En bref, les faits ne sont pas aussi importants que l’évocation du besoin de se rappeler de l’Holocauste pas comme des détails spécifiques, mais comme un grand événement horrible où les Français n’avaient aucune responsibilité (ou, au moins, ils n’en avaient pas autant que les autres). En évoquant certains sentiments par des images choquantes, le metteur en scène peut mieux toucher le spectateur et plus facilement que des faits présentés de manière académique. Par l’exclusion des dates, des noms des endroits, ou autres détails mineurs, le metteur en scène évite la possibilité que ses spectateurs feront plus attention à ces détails au lieu d'identifier la nécessité de se rappeler que les camps ont vraiment existé, et que « le vieux monstre concentrationnaire » n’est pas mort avec la fin de la guerre.

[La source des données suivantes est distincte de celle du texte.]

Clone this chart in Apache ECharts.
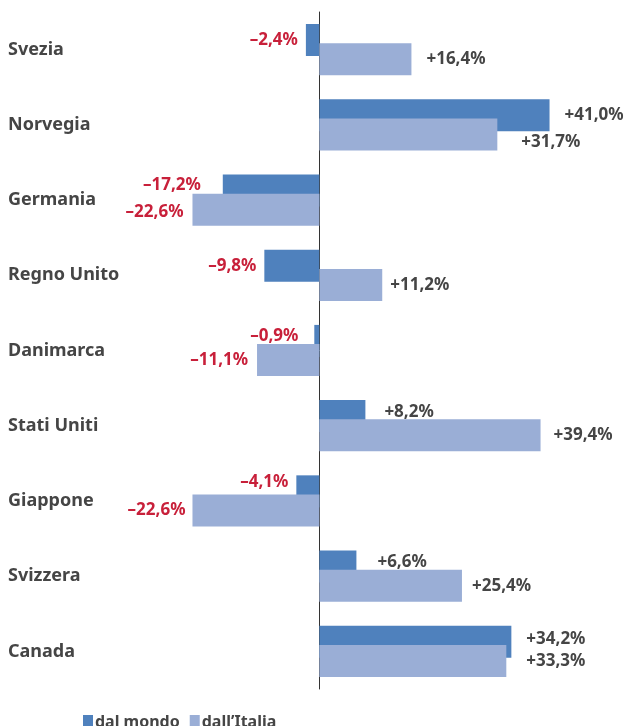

In brief, the facts are not as important as the evocation of the need to remember the Holocaust not as specific details, but as an horrible overall event in which the French had no responsibility (or, at least, they did not have as much as others). By evoking certain sentiments by shocking images, the director can better and more easily touch the viewers than by facts presented in an academic fashion. By the exclusion of dates, names and places, and other minor details, the director avoids the possibility that the viewers may pay more attention to these details instead of identifying the need to remember that the camps truly existed, and that "the old monster of the cncentration camps" did not die with the end of the war.